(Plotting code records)
Start

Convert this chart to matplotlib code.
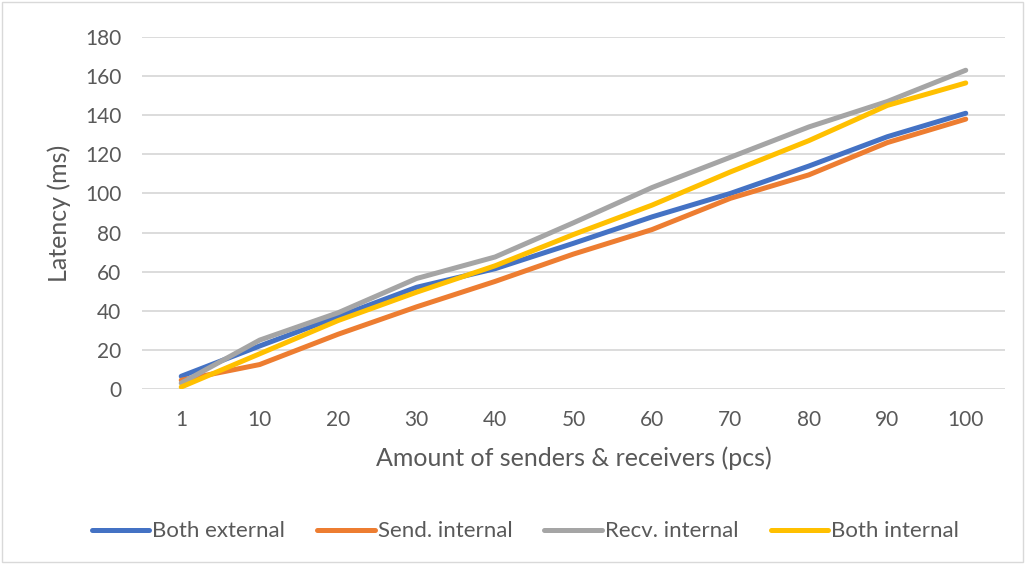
import numpy as np
import matplotlib.pyplot as plt
from matplotlib.patches import Rectangle

# categories on the x axis
senders = ['1', '10', '20', '30', '40', '50', '60', '70', '80', '90', '100']

# latency values (ms)
both_external = [6.5, 22, 37, 52, 61.5, 74.5, 88, 100, 114, 129, 141]
send_internal = [4.5, 12.5, 28, 42, 55, 69, 81.5, 97.5, 109.5, 126, 138]
recv_internal = [3, 25, 39, 56.5, 67.5, 85, 103, 118.5, 134, 147, 163]
both_internal = [1, 18, 35, 49.5, 63, 79, 94, 111, 127, 145, 156.5]

series = [('Both external', both_external, '#4472C4'),
          ('Send. internal', send_internal, '#ED7D31'),
          ('Recv. internal', recv_internal, '#A5A5A5'),
          ('Both internal', both_internal, '#FFC000')]

plt.rcParams['font.family'] = ['Lato', 'DejaVu Sans']
txt_col = '#595959'

fig = plt.figure(figsize=(10.26, 5.64), dpi=100)
ax = fig.add_axes([0.1384, 0.3103, 0.8411, 0.6241])

x = np.arange(len(senders))
for name, vals, col in series:
    ax.plot(x, vals, color=col, lw=3.6, label=name, solid_capstyle='round')

ax.set_xlim(-0.5, len(senders) - 0.5)
ax.set_ylim(0, 180)
ax.set_yticks(np.arange(0, 181, 20))
ax.set_xticks(x)
ax.set_xticklabels(senders)
ax.grid(axis='y', color='#D9D9D9', lw=1.3)
ax.set_axisbelow(True)
for s in ax.spines.values():
    s.set_visible(False)
ax.tick_params(length=0, labelsize=15, labelcolor=txt_col)
ax.tick_params(axis='y', pad=15)
ax.tick_params(axis='x', pad=15)

ax.set_xlabel('Amount of senders & receivers (pcs)', fontsize=18, color=txt_col, labelpad=12)
ax.set_ylabel('Latency (ms)', fontsize=18, color=txt_col, labelpad=10)

fig.legend(loc='center', bbox_to_anchor=(0.512, 0.058), ncol=4, frameon=False,
           fontsize=16, handlelength=2.6, handletextpad=0.12, columnspacing=1.45,
           labelcolor=txt_col)

fig.patches.append(Rectangle((0.002, 0.003), 0.995, 0.994, transform=fig.transFigure,
                             fill=False, edgecolor='#D9D9D9', lw=1))

plt.savefig('out.png', dpi=100)
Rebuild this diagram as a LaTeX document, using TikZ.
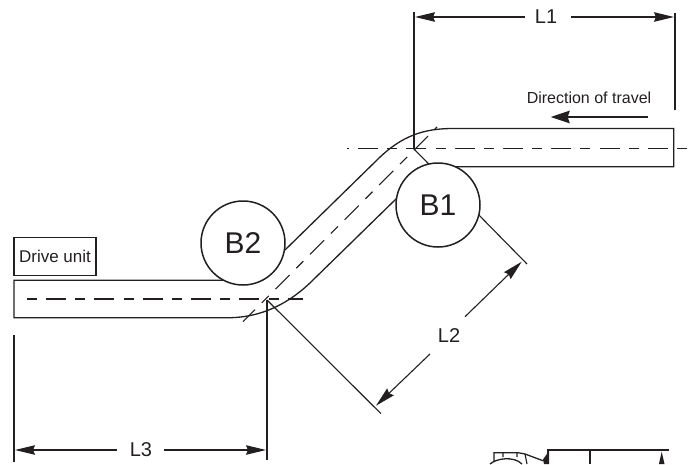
\documentclass[tikz,border=0pt]{standalone}
\usepackage{fontspec}
\setmainfont{Liberation Sans}
\usetikzlibrary{arrows.meta}
\definecolor{ink}{HTML}{231F20}
\tikzset{
  x=1pt,y=-1pt,
  part/.style={draw=ink,line width=1.3pt,line cap=butt},
  thinline/.style={draw=ink,line width=1.1pt},
  centre/.style={draw=ink,line width=1.1pt,dash pattern=on 10pt off 9.15pt on 20pt off 9.15pt},
  dim/.style={draw=ink,line width=1.1pt,-{Stealth[length=20pt,width=9.5pt,inset=2pt]}},
  roller/.style={circle,draw=ink,line width=1.5pt,fill=white,minimum size=84pt,inner sep=0pt,font=\fontsize{30}{30}\selectfont,text=ink},
  dimlabel/.style={font=\fontsize{20}{20}\selectfont,text=ink,inner sep=0pt},
  caption/.style={font=\fontsize{16}{18}\selectfont,text=ink,inner sep=0pt},
}
\begin{document}
\begin{tikzpicture}
\useasboundingbox (0,0) rectangle (693,464);
% reference points
\coordinate (a1) at (414,149);
\coordinate (a2) at (267,300);
\coordinate (rt) at (673.7,128.5);
\coordinate (rb) at (673.7,166.7);
\coordinate (lt) at (14,280.3);
\coordinate (lb) at (14,317.7);
% centre lines
\coordinate (c1r) at (687,148.5);
\coordinate (c1l) at (347,148.5);
\coordinate (c2l) at (27,299);
\coordinate (c2r) at (303,299);
\coordinate (c3a) at (243,321.7);
\coordinate (c3b) at (437,127);
\draw[centre] (c1r) -- (c1l);
\draw[centre] (c2l) -- (c2r);
\draw[centre,dash pattern=on 20pt off 9.5pt on 10pt off 9.5pt,dash phase=3pt] (c3a) -- (c3b);
% extension lines
\coordinate (e1a) at (414,12);
\coordinate (e1b) at (675,13);
\coordinate (e1c) at (675,110);
\coordinate (e3a) at (14,335);
\coordinate (e3b) at (14,461.5);
\coordinate (e3c) at (267,460);
\coordinate (e2a) at (527,264);
\coordinate (e2b) at (381,413.7);
\draw[thinline] (e1a) -- (a1);
\draw[thinline] (e1b) -- (e1c);
\draw[thinline] (e3a) -- (e3b);
\draw[thinline] (a2) -- (e3c);
\draw[thinline] (a1) -- (e2a);
\draw[thinline] (a2) -- (e2b);
% tube
\coordinate (u1) at (285,250);
\coordinate (u2) at (377,160);
\coordinate (u3) at (453,128.5);
\coordinate (d1) at (228,317.7);
\coordinate (d2) at (313,280);
\coordinate (d3) at (397,198);
\coordinate (bend) at (453,166.7);
\coordinate (top2) at (225,280.3);
\draw[part] (u1) -- (u2) .. controls (402,135) and (425,128.5) .. (u3) -- (rt) -- (rb) -- (bend);
\draw[part] (top2) -- (lt) -- (lb) -- (d1) .. controls (262,317.7) and (290,303) .. (d2) -- (d3);
% rollers
\node[roller] (B1) at (438,205) {B1};
\node[roller] (B2) at (243,243) {B2};
% drive unit
\node[draw=ink,line width=1.3pt,minimum width=82pt,minimum height=38pt,inner sep=0pt,font=\fontsize{17}{18}\selectfont,text=ink] (drive) at (55,256.7) {Drive unit};
% dimensions
\node[dimlabel] (L1) at (546,17) {L1};
\node[dimlabel] (L2) at (449,335.3) {L2};
\node[dimlabel] (L3) at (141,450) {L3};
\coordinate (L1a) at (525,17);\coordinate (L1l) at (415,17);
\coordinate (L1b) at (571,17);\coordinate (L1r) at (674,17);
\coordinate (L3a) at (117,450);\coordinate (L3l) at (15,450);
\coordinate (L3b) at (164,450);\coordinate (L3r) at (266,450);
\coordinate (L2a) at (465,316.7);\coordinate (L2t) at (521.7,261.7);
\coordinate (L2b) at (430,354);\coordinate (L2d) at (376,405.7);
\draw[dim] (L1a) -- (L1l);
\draw[dim] (L1b) -- (L1r);
\draw[dim] (L3a) -- (L3l);
\draw[dim] (L3b) -- (L3r);
\draw[dim] (L2a) -- (L2t);
\draw[dim] (L2b) -- (L2d);
% travel
\node[caption] (travel) at (589,97.5) {Direction of travel};
\coordinate (tr1) at (648,117);\coordinate (tr2) at (550.7,117);
\draw[draw=ink,line width=1.7pt,-{Stealth[length=19pt,width=12.5pt,inset=2pt]}] (tr1) -- (tr2);
% fragment at the foot
\coordinate (f1) at (548,464);\coordinate (f2) at (548,450);\coordinate (f3) at (669,450);
\coordinate (f4) at (590,450);\coordinate (f5) at (590,464);
\draw[part] (f1) -- (f2) -- (f3);
\draw[thinline] (f4) -- (f5);
\draw[part] (490,464) .. controls (497,458) and (514,456) .. (522,464);
\draw[part] (494,461) -- (494,452.7) -- (518,452.7) -- (525,454) -- (543,460.7);
\draw[thinline] (503,453) -- (503,457) (517,453) -- (517,457) (525,454) -- (527,464);
\fill[ink] (543,459.5) -- (549,451) -- (549,464) -- (544,464) -- cycle;
\fill[ink] (661.7,451.7) -- (664.5,464) -- (658.9,464) -- cycle;
\end{tikzpicture}
\end{document}
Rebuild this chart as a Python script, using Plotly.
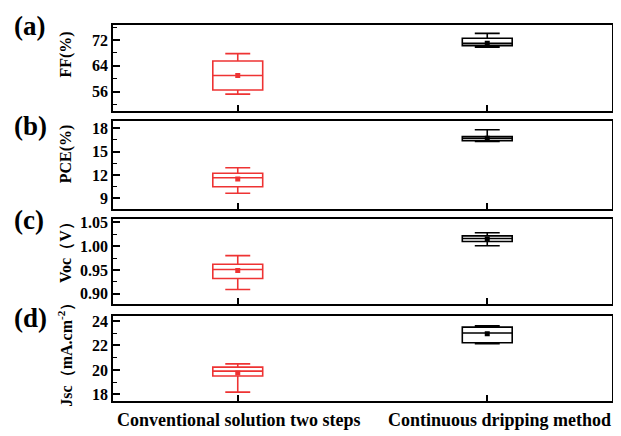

End

--- Given problem ---
Output exactly the span of lines from the top of the listing through the line holding "fontsize=18, color=txt_col, labelpad=10)", and leave every picture out.

--- Written response ---
Convert this chart to matplotlib code.
import numpy as np
import matplotlib.pyplot as plt
from matplotlib.patches import Rectangle

# categories on the x axis
senders = ['1', '10', '20', '30', '40', '50', '60', '70', '80', '90', '100']

# latency values (ms)
both_external = [6.5, 22, 37, 52, 61.5, 74.5, 88, 100, 114, 129, 141]
send_internal = [4.5, 12.5, 28, 42, 55, 69, 81.5, 97.5, 109.5, 126, 138]
recv_internal = [3, 25, 39, 56.5, 67.5, 85, 103, 118.5, 134, 147, 163]
both_internal = [1, 18, 35, 49.5, 63, 79, 94, 111, 127, 145, 156.5]

series = [('Both external', both_external, '#4472C4'),
          ('Send. internal', send_internal, '#ED7D31'),
          ('Recv. internal', recv_internal, '#A5A5A5'),
          ('Both internal', both_internal, '#FFC000')]

plt.rcParams['font.family'] = ['Lato', 'DejaVu Sans']
txt_col = '#595959'

fig = plt.figure(figsize=(10.26, 5.64), dpi=100)
ax = fig.add_axes([0.1384, 0.3103, 0.8411, 0.6241])

x = np.arange(len(senders))
for name, vals, col in series:
    ax.plot(x, vals, color=col, lw=3.6, label=name, solid_capstyle='round')

ax.set_xlim(-0.5, len(senders) - 0.5)
ax.set_ylim(0, 180)
ax.set_yticks(np.arange(0, 181, 20))
ax.set_xticks(x)
ax.set_xticklabels(senders)
ax.grid(axis='y', color='#D9D9D9', lw=1.3)
ax.set_axisbelow(True)
for s in ax.spines.values():
    s.set_visible(False)
ax.tick_params(length=0, labelsize=15, labelcolor=txt_col)
ax.tick_params(axis='y', pad=15)
ax.tick_params(axis='x', pad=15)

ax.set_xlabel('Amount of senders & receivers (pcs)', fontsize=18, color=txt_col, labelpad=12)
ax.set_ylabel('Latency (ms)', fontsize=18, color=txt_col, labelpad=10)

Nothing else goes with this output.